В последующие несколько месяцев лама беспрерывно совершал различные пуджи[4], или ритуалы, чтобы задобрить местных духов. После чего он повел своих последователей (а их было несколько сотен) выше в горы, чтобы открыть то, что Дордже назвала «Небесные врата».
На этом она закончила свой рассказ и поднялась на ноги. Посмотрев время, я, к своему удивлению, обнаружил, что прошло три часа и уже наступила ночь.
– Вот так все и было, – сказала она. – Будь я моложе, показала бы тебе дорогу туда. Но мне уже тяжеловато ходить. Ноги болят, и стопы распухают. – Она наклонилась и потерла левое колено, глядя на свои босые ноги, изуродованные артритом. – Ты только посмотри на мои стопы! Что с ними сделало время! Можешь представить, что я прокладывала своим спутникам проход через снега! Теперь я способна лишь возносить молитвы.
Она завертела своим молитвенным барабаном и, бормоча под нос мантру Падмасамбхавы, вышла из комнаты.
Глава 2
Вниз по кроличьей норе
Я – один из счастливчиков,
Я добрался до своей недостижимой земли.
Карл Густав Юнг
Необычайно воодушевленный, я вышел в гангктогские сумерки. И рассказ Дордже Вангмо, и она сама заставили меня почувствовать пронизывающие ветры и снежные бури, словно пробудили меня ото сна, я чувствовал далекий манящий зов.
Знакомство с человеком, у которого хватило решимости не просто поверить в существование волшебной страны, но и пожертвовать всем ради того, чтобы попасть туда, невероятно восхитило меня.

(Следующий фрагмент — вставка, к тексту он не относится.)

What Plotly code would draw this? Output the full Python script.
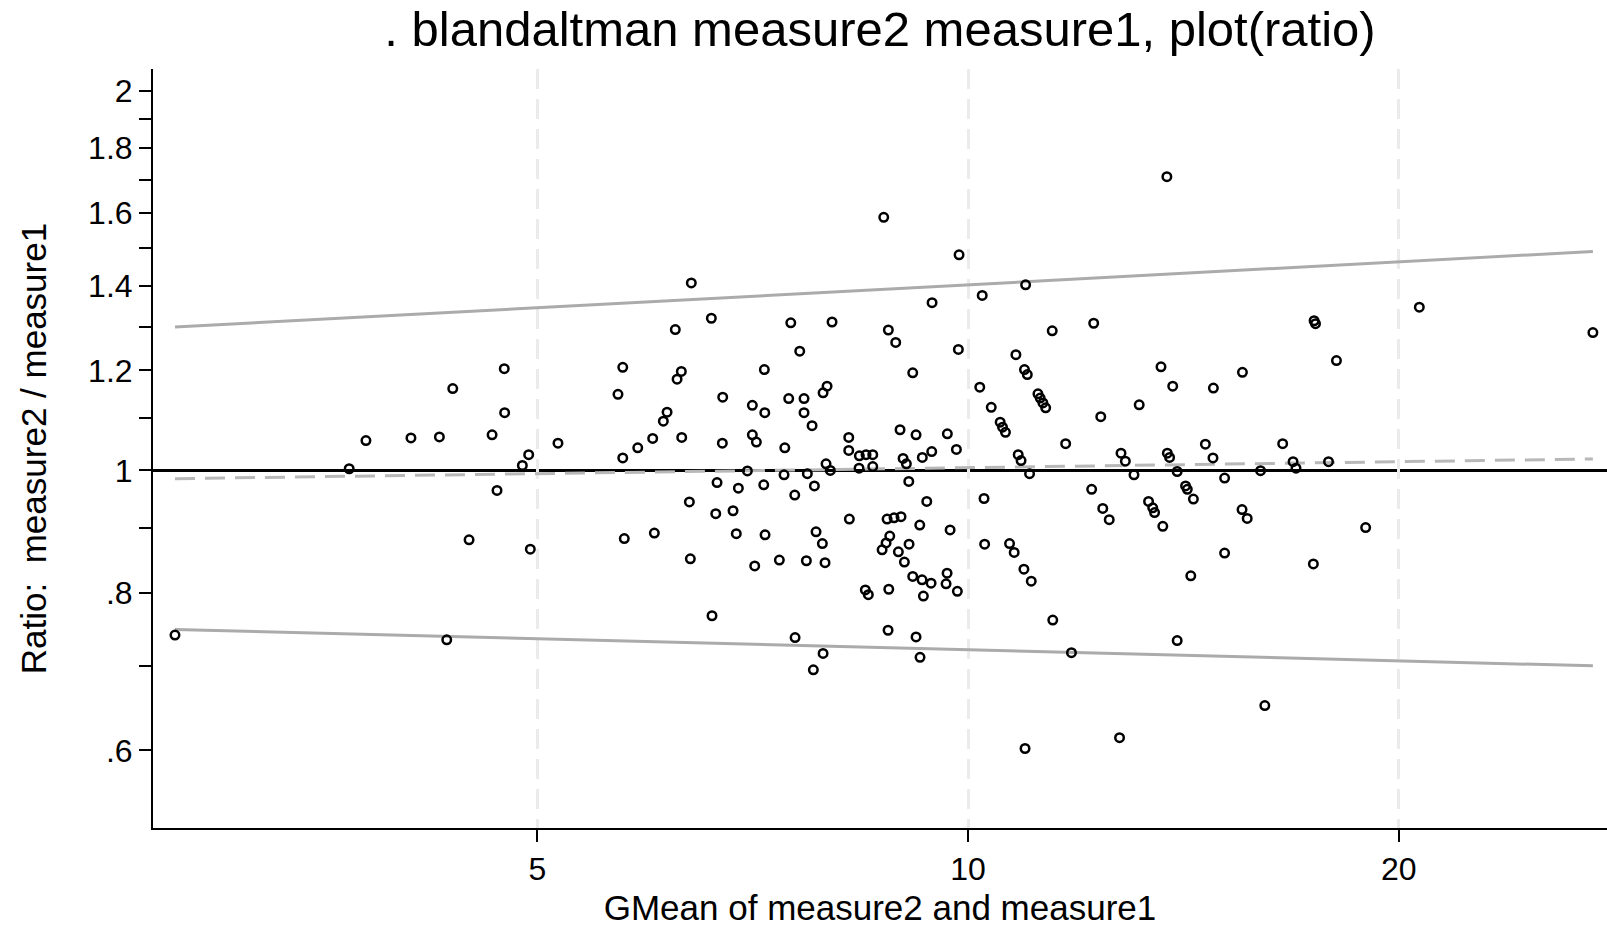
import plotly.graph_objects as go

# ---- data ----
gmean = [
    2.791, 3.694, 3.795, 4.080, 4.271, 4.364, 4.322, 4.480, 4.649, 4.686,
    4.741, 4.744, 4.881, 4.931, 4.944, 5.169, 5.693, 5.737, 5.737, 5.751,
    5.877, 6.020, 6.036, 6.124, 6.161,
    13.77, 8.731, 9.856, 6.406, 10.97, 10.23, 9.437, 6.616, 6.243, 7.518,
    8.034, 12.24, 11.45, 8.796, 8.901, 7.627, 9.845, 10.80, 7.205, 6.304,
    6.261, 10.95, 11.00, 9.148, 13.64, 13.90, 10.19, 7.970, 7.919, 6.738,
    7.493, 7.680, 11.19, 11.23, 11.28, 11.33, 7.067, 7.210, 7.680, 10.38,
    13.17, 12.38, 7.780, 10.53, 10.57, 10.62, 6.308, 6.734, 7.067, 7.113,
    7.446, 8.253, 8.253, 8.963, 9.197, 9.672, 9.814, 9.432, 9.290, 9.007,
    9.055, 8.395, 8.486, 8.578, 8.391, 8.578, 7.957, 8.012, 11.70, 10.84,
    10.89, 12.79, 12.88, 13.78, 13.83, 11.04, 13.06, 14.00, 7.011, 7.437,
    7.721,
    6.677, 6.910, 7.198, 7.809, 7.566, 9.090, 6.386, 6.663, 6.851, 9.357,
    10.26, 12.20, 12.42, 12.55, 13.37, 13.46, 13.50, 13.68, 8.261, 8.778,
    8.877, 8.977, 9.252, 9.715, 6.887, 7.213, 7.830, 7.910, 8.816, 8.764,
    8.708, 9.094, 8.939, 9.026, 10.27, 10.69, 10.77, 10.94, 11.07, 6.396,
    7.094, 7.381, 7.709, 7.944, 9.148, 9.286, 9.422, 9.668, 9.652, 9.829,
    9.306, 8.476, 8.517, 8.802, 6.623, 8.792, 9.197, 7.570, 7.919, 9.256,
    7.796, 11.46, 11.81, 14.00, 10.96, 12.76,
    20.67, 27.33, 17.45, 17.49, 18.09, 15.55, 14.84, 14.65, 16.59, 14.83,
    16.87, 16.95, 17.86, 15.11, 16.01,
    14.19, 14.23, 14.37, 15.54, 15.67, 18.96, 15.11, 17.43, 14.31, 16.12,
]
ratio = [
    0.7405, 1.003, 1.056, 1.061, 1.063, 1.161, 0.734, 0.881, 1.067, 0.964,
    1.204, 1.111, 1.009, 1.029, 0.866, 1.051, 1.149, 1.207, 1.023, 0.883,
    1.042, 1.060, 0.892, 1.094, 1.112,
    1.709, 1.587, 1.482, 1.408, 1.403, 1.376, 1.358, 1.320, 1.293, 1.309,
    1.311, 1.308, 1.290, 1.292, 1.263, 1.243, 1.247, 1.235, 1.202, 1.198,
    1.181, 1.202, 1.191, 1.195, 1.208, 1.166, 1.164, 1.166, 1.152, 1.143,
    1.140, 1.140, 1.150, 1.141, 1.131, 1.121, 1.126, 1.111, 1.111, 1.122,
    1.127, 1.103, 1.085, 1.092, 1.082, 1.072, 1.062, 1.051, 1.067, 1.053,
    1.042, 1.062, 1.037, 1.077, 1.067, 1.069, 1.039, 1.035, 1.024, 1.022,
    1.012, 1.027, 1.029, 1.029, 1.004, 1.007, 1.012, 1.000, 1.050, 1.029,
    1.018, 1.032, 1.017, 1.032, 1.024, 0.994, 0.992, 0.998, 0.999, 0.992,
    0.994,
    0.978, 0.968, 0.974, 0.972, 0.956, 0.980, 0.944, 0.924, 0.929, 0.945,
    0.950, 0.966, 0.933, 0.914, 0.945, 0.934, 0.926, 0.903, 0.915, 0.915,
    0.917, 0.919, 0.905, 0.897, 0.891, 0.889, 0.894, 0.875, 0.887, 0.876,
    0.865, 0.874, 0.862, 0.846, 0.874, 0.875, 0.861, 0.835, 0.817, 0.851,
    0.840, 0.849, 0.848, 0.845, 0.824, 0.819, 0.814, 0.829, 0.813, 0.802,
    0.795, 0.804, 0.797, 0.805, 0.767, 0.747, 0.738, 0.737, 0.716, 0.711,
    0.695, 0.761, 0.717, 0.733, 0.602, 0.614,
    1.347, 1.286, 1.314, 1.307, 1.222, 1.196, 1.162, 1.049, 1.050, 1.023,
    1.016, 1.004, 1.016, 0.986, 0.9995,
    0.972, 0.966, 0.949, 0.931, 0.916, 0.901, 0.860, 0.843, 0.825, 0.651,
]

line_x = [2.791, 27.33]          # fitted lines span min..max GMean
upper_loa = [1.299, 1.491]
mean_ratio = [0.985, 1.021]
lower_loa = [0.748, 0.700]

x_ticks = [5, 10, 20]
x_ticktext = ["5", "10", "20"]
y_ticks = [0.6, 0.7, 0.8, 0.9, 1.0, 1.1, 1.2, 1.3, 1.4, 1.5, 1.6, 1.7, 1.8, 1.9, 2.0]
y_ticktext = [".6", "", ".8", "", "1", "", "1.2", "", "1.4", "", "1.6", "", "1.8", "", "2"]

FONT = "Liberation Sans, Arial, Helvetica, sans-serif"

fig = go.Figure()

fig.add_trace(go.Scatter(x=line_x, y=upper_loa, mode="lines",
                         line=dict(color="#ababab", width=3), hoverinfo="skip"))
fig.add_trace(go.Scatter(x=line_x, y=lower_loa, mode="lines",
                         line=dict(color="#ababab", width=3), hoverinfo="skip"))
fig.add_trace(go.Scatter(x=line_x, y=mean_ratio, mode="lines",
                         line=dict(color="#b8b8b8", width=3, dash="20px,10px"),
                         hoverinfo="skip"))

fig.add_hline(y=1, line=dict(color="black", width=3), layer="below")

fig.add_trace(go.Scatter(x=gmean, y=ratio, mode="markers",
                         marker=dict(symbol="circle-open", size=8.5, color="black",
                                     line=dict(color="black", width=2.5))))

fig.update_layout(
    width=1607, height=927,
    margin=dict(l=153, r=0, t=69, b=99),
    paper_bgcolor="white", plot_bgcolor="white",
    showlegend=False,
    font=dict(family=FONT, color="black"),
    title=dict(text=". blandaltman measure2 measure1, plot(ratio)",
               x=0.5, xref="paper", xanchor="center",
               y=1 - 29 / 927, yref="container", yanchor="middle",
               font=dict(size=49, family=FONT, color="black")),
)

fig.update_xaxes(
    type="log", range=[0.4304, 1.4465],
    tickvals=x_ticks, ticktext=x_ticktext,
    ticks="outside", ticklen=12, tickwidth=2, tickcolor="black",
    tickfont=dict(size=32, family=FONT, color="black"),
    showline=True, linecolor="black", linewidth=2,
    showgrid=True, gridcolor="#ebebeb", gridwidth=2.5, griddash="20px,10px",
    zeroline=False,
    title=dict(text="GMean of measure2 and measure1",
               font=dict(size=35, family=FONT, color="black"), standoff=9),
)

fig.update_yaxes(
    type="log", range=[-0.28341, 0.31811],
    tickvals=y_ticks, ticktext=y_ticktext,
    ticks="outside", ticklen=12, tickwidth=2, tickcolor="black",
    tickfont=dict(size=32, family=FONT, color="black"),
    showline=True, linecolor="black", linewidth=2,
    showgrid=False, zeroline=False,
    title=dict(text="Ratio:\u00a0 measure2 / measure1",
               font=dict(size=35, family=FONT, color="black"), standoff=31),
)

fig.write_html("out.html")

«В беюл может попасть только тот, – сказала Дордже мне, – кто готов отказаться от всего, что у него есть».
Дордже Вангмо покинула свой родной Бутан и больше никогда туда не возвращалась. Она не только с радостью раздала все свое имущество, но и с легким сердцем распрощалась со всеми, кого знала, потому что место, в которое она собиралась, было лучше всего на свете.
Размышляя об этом, я забрел на самую верхнюю точку в городе. Не знаю, может, дело в большой высоте или просто облака в тот вечер плыли особенно низко, но мне показалось, что прямо над моей головой начинается небо. Нас ничто не разделяло. Звезды сияли так близко, словно до них можно было дотянуться рукой.
Ясный лунный свет лился сквозь быстро плывущие, клубящиеся облака. Передо мной простиралась глубокая и широкая долина, по краю которой поднимались лесистые холмы. За ними вздымались белые вершины Канченджанги. Именно там, под этим же лунным светом, лежали заснеженные склоны, о которых так живо говорила Дордже Вангмо.
Возможно, подробность ее рассказа заставила меня поверить не только в правдивость событий, но и в существование того места, которое она искала. Я чувствовал, что обязан больше узнать об этой истории.
На следующее утро я снова навестил Дордже Вангмо и спросил, знает ли она еще кого-нибудь, кто пытался попасть в беюл вместе с Тулшуком Лингпой. Она назвала мне двоих людей, те рассказали о еще нескольких, так в поисках участников того путешествия я побывал в деревнях, монастырях и горных ретритах от Дарджилинга и Сиккима в восточных Гималаях до западных Гималаев и Непала. Мне удалось встретиться с большинством доживших до наших дней участников той экспедиции, все они были уже глубокими стариками. Кроме того, я познакомился с членами семьи Тулшука Лингпы. Эти удивительные люди, когда-то без колебаний оставившие все, что у них было, чтобы последовать за своей мечтой, проявили участие и уделили мне время, чтобы рассказать о событиях, ставших для многих из них самым невероятным приключением в жизни.
Моим наиболее ценным собеседником стал единственный сын Тулшука Лингпы Кунсанг. С его помощью мне удалось сплести воедино историю самого Тулшука Лингпы и его фантастической экспедиции. Кунсангу было восемнадцать лет, когда его отец отправился в беюл, поэтому от него я мог из первых уст узнать то, что другие пересказывали с чужих слов. К тому же отец сам рассказывал Кунсангу историю своей юности.
Вполне естественно ожидать, что сын будет преувеличивать подвиги своего отца – и в этом нет ничего зазорного. Но, какими бы невероятными ни казались некоторые детали его рассказов, я всегда получал подтверждения его словам в разговорах с другими людьми, и это поражало меня куда больше, чем сами байки. Уважение и восхищение отцом были продиктованы глубокими познаниями Кунсанга в тибетском буддизме. Но почтительное отношение не мешало ему видеть, что в его историях было много комичного и того, что можно назвать божественно вдохновленным безумием.
Я записал почти пятьдесят часов интервью с ним. Расшифровывая записи, я с удивлением обнаружил огромное количество мест, которые просто невозможно разобрать из-за смеха.